[Material for the task]
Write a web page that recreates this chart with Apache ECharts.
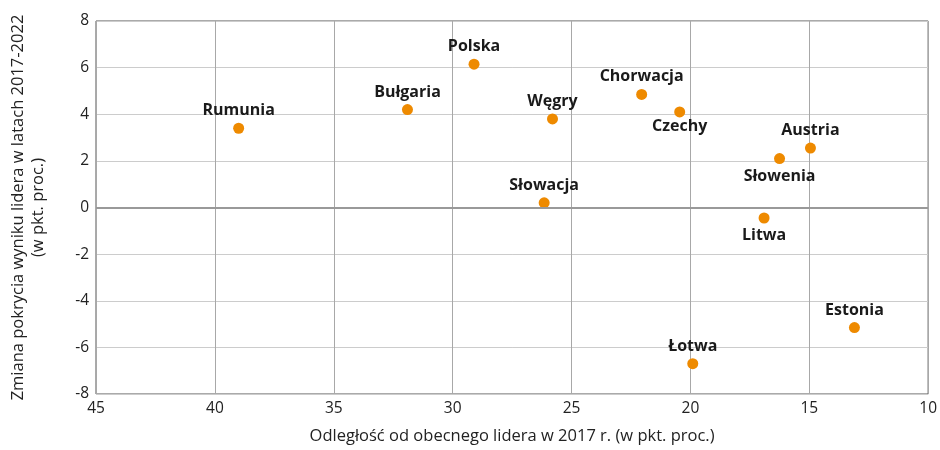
<!DOCTYPE html>
<html>
<head>
<meta charset="utf-8">
<script src="https://cdn.jsdelivr.net/npm/echarts@6/dist/echarts.min.js"></script>
<style>
  html, body { margin: 0; padding: 0; background: #fff; }
  #chart { width: 940px; height: 450px; }
</style>
</head>
<body>
<div id="chart"></div>
<script>
// dane
const countries = ['Rumunia', 'Bułgaria', 'Polska', 'Węgry', 'Słowacja', 'Chorwacja',
  'Czechy', 'Austria', 'Słowenia', 'Litwa', 'Łotwa', 'Estonia']
const distance2017 = [39.0, 31.9, 29.1, 25.8, 26.15, 22.05, 20.45, 14.95, 16.25, 16.9, 19.9, 13.1]
const coverageChange = [3.4, 4.2, 6.15, 3.8, 0.2, 4.85, 4.1, 2.55, 2.1, -0.45, -6.7, -5.15]
const xTicks = { min: 10, max: 45, step: 5 }
const yTicks = { min: -8, max: 8, step: 2 }

const xName = 'Odległość od obecnego lidera w 2017 r. (w pkt. proc.)'
const yName = 'Zmiana pokrycia wyniku lidera w latach 2017-2022\n(w pkt. proc.)'

// etykiety pod punktem
const labelBelow = ['Czechy', 'Słowenia', 'Litwa']

const font = '"Open Sans", sans-serif'

const chart = echarts.init(document.getElementById('chart'))

const points = countries.map((name, i) => ({
  name: name,
  value: [distance2017[i], coverageChange[i]],
  label: {
    position: labelBelow.includes(name) ? 'bottom' : 'top',
    distance: name === 'Czechy' ? 1 : 4
  }
}))

const option = {
  animation: false,
  grid: {
    left: 95,
    right: 9,
    top: 21,
    bottom: 53,
    show: true,
    borderColor: '#555',
    borderWidth: 1
  },
  xAxis: {
    type: 'value',
    inverse: true,
    min: xTicks.min,
    max: xTicks.max,
    interval: xTicks.step,
    name: xName,
    nameLocation: 'middle',
    nameGap: 34,
    nameTextStyle: { fontFamily: font, fontSize: 16.5, color: '#222' },
    axisLine: { show: false },
    axisTick: { show: false },
    axisLabel: { fontFamily: font, fontSize: 15.5, color: '#222', margin: 7 },
    splitLine: { show: true, lineStyle: { color: '#a8a8a8', width: 1 } }
  },
  yAxis: {
    type: 'value',
    min: yTicks.min,
    max: yTicks.max,
    interval: yTicks.step,
    name: yName,
    nameLocation: 'middle',
    nameGap: 48,
    nameRotate: 90,
    nameTextStyle: { fontFamily: font, fontSize: 16.5, color: '#222', lineHeight: 20 },
    axisLine: { show: false },
    axisTick: { show: false },
    axisLabel: { fontFamily: font, fontSize: 15.5, color: '#222', margin: 7 },
    splitLine: { show: true, lineStyle: { color: '#ccc', width: 1 } }
  },
  series: [{
    type: 'scatter',
    data: points,
    symbolSize: 11,
    itemStyle: { color: '#ee8a00', opacity: 1 },
    label: {
      show: true,
      formatter: '{b}',
      fontFamily: font,
      fontWeight: 'bold',
      fontSize: 16,
      color: '#1a1a1a'
    },
    markLine: {
      silent: true,
      symbol: 'none',
      label: { show: false },
      lineStyle: { color: '#999', width: 2, type: 'solid' },
      data: [{ yAxis: 0 }]
    },
    z: 3
  }]
}

chart.setOption(option)
</script>
</body>
</html>
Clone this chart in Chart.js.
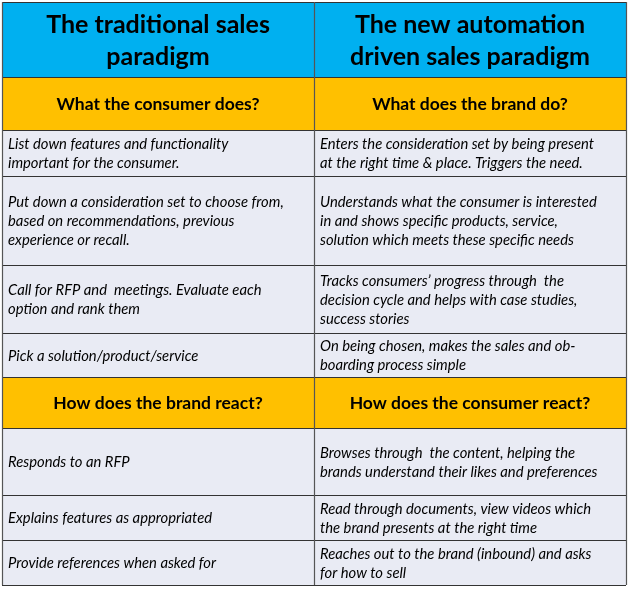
<!DOCTYPE html>
<html><head><meta charset="utf-8">
<script src="https://cdn.jsdelivr.net/npm/chart.js@4/dist/chart.umd.min.js"></script>
<style>html,body{margin:0;padding:0;background:#fff;}canvas{display:block;}</style>
</head><body>
<canvas id="c" width="629" height="592"></canvas>
<script>
// ---- content ----
const titles = [["The traditional sales","paradigm"],["The new automation","driven sales paradigm"]];
const section1 = ["What the consumer does?","What does the brand do?"];
const section2 = ["How does the brand react?","How does the consumer react?"];
const leftCol1 = [
  ["List down features and functionality","important for the consumer."],
  ["Put down a consideration set to choose from,","based on recommendations, previous","experience or recall."],
  ["Call for RFP and  meetings. Evaluate each","option and rank them"],
  ["Pick a solution/product/service"]
];
const rightCol1 = [
  ["Enters the consideration set by being present","at the right time & place. Triggers the need."],
  ["Understands what the consumer is interested","in and shows specific products, service,","solution which meets these specific needs"],
  ["Tracks consumers\u2019 progress through  the","decision cycle and helps with case studies,","success stories"],
  ["On being chosen, makes the sales and ob-","boarding process simple"]
];
const leftCol2 = [["Responds to an RFP"],["Explains features as appropriated"],["Provide references when asked for"]];
const rightCol2 = [
  ["Browses through  the content, helping the","brands understand their likes and preferences"],
  ["Read through documents, view videos which","the brand presents at the right time"],
  ["Reaches out to the brand (inbound) and asks","for how to sell"]
];
// ---- layout (in scale units) ----
const colEdges = [2, 314, 626];
const rowEdges = [2, 77, 130, 176, 265, 333, 377, 428, 495, 540, 585];
const rowKinds = ["title","section1","b","b","b","b","section2","b","b","b"];

const tableCells = [];
{
  let bi = 0;
  const bodyL = leftCol1.concat(leftCol2), bodyR = rightCol1.concat(rightCol2);
  rowKinds.forEach((k, r) => {
    let L, R;
    if (k === "title") { L = titles[0]; R = titles[1]; }
    else if (k === "section1") { L = [section1[0]]; R = [section1[1]]; }
    else if (k === "section2") { L = [section2[0]]; R = [section2[1]]; }
    else { L = bodyL[bi]; R = bodyR[bi]; bi++; }
    tableCells.push({r, c: 0, kind: k, lines: L});
    tableCells.push({r, c: 1, kind: k, lines: R});
  });
}

const styles = {
  title: {fill: "#00B0F0", font: "bold 25px Lato, 'Open Sans', sans-serif", lh: 32, align: "center"},
  section1: {fill: "#FFC000", font: "bold 17.5px Lato, 'Open Sans', sans-serif", lh: 20, align: "center"},
  section2: {fill: "#FFC000", font: "bold 17.5px Lato, 'Open Sans', sans-serif", lh: 20, align: "center"},
  b: {fill: "#E9EBF4", font: "italic 14.8px Lato, 'Open Sans', sans-serif", lh: 19, align: "left"}
};

const tablePlugin = {
  id: "tablePlugin",
  afterDraw(chart) {
    const ctx = chart.ctx, xs = chart.scales.x, ys = chart.scales.y;
    ctx.save();
    tableCells.forEach(cell => {
      const x0 = xs.getPixelForValue(colEdges[cell.c]), x1 = xs.getPixelForValue(colEdges[cell.c + 1]);
      const y0 = ys.getPixelForValue(rowEdges[cell.r]), y1 = ys.getPixelForValue(rowEdges[cell.r + 1]);
      const st = styles[cell.kind];
      ctx.fillStyle = st.fill;
      ctx.fillRect(x0, y0, x1 - x0, y1 - y0);
      ctx.fillStyle = "#000";
      ctx.font = st.font;
      ctx.textBaseline = "middle";
      ctx.textAlign = st.align;
      const n = cell.lines.length, cy = (y0 + y1) / 2;
      cell.lines.forEach((t, i) => {
        const y = cy + (i - (n - 1) / 2) * st.lh;
        const x = st.align === "center" ? (x0 + x1) / 2 : x0 + 6;
        ctx.fillText(t, x, y + 1);
      });
    });
    ctx.strokeStyle = "#333";
    ctx.lineWidth = 1.2;
    rowEdges.forEach(v => {
      const y = Math.round(ys.getPixelForValue(v)) + 0.5;
      ctx.beginPath(); ctx.moveTo(xs.getPixelForValue(colEdges[0]), y); ctx.lineTo(xs.getPixelForValue(colEdges[2]), y); ctx.stroke();
    });
    ctx.strokeStyle = "#555";
    colEdges.forEach(v => {
      const x = Math.round(xs.getPixelForValue(v)) + 0.5;
      ctx.beginPath(); ctx.moveTo(x, ys.getPixelForValue(rowEdges[0])); ctx.lineTo(x, ys.getPixelForValue(rowEdges[rowEdges.length - 1])); ctx.stroke();
    });
    ctx.restore();
  }
};

new Chart(document.getElementById("c"), {
  type: "scatter",
  data: {datasets: [{data: []}]},
  options: {
    responsive: false, animation: false, devicePixelRatio: 1,
    layout: {padding: 0},
    plugins: {legend: {display: false}, tooltip: {enabled: false}},
    scales: {
      x: {type: "linear", min: 0, max: 629, display: false},
      y: {type: "linear", min: 0, max: 592, reverse: true, display: false}
    }
  },
  plugins: [tablePlugin]
});
</script>
</body></html>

[Written exercise]
How many of the lines above hold "this"? Answer with only the number.

[Result of the exercise]
2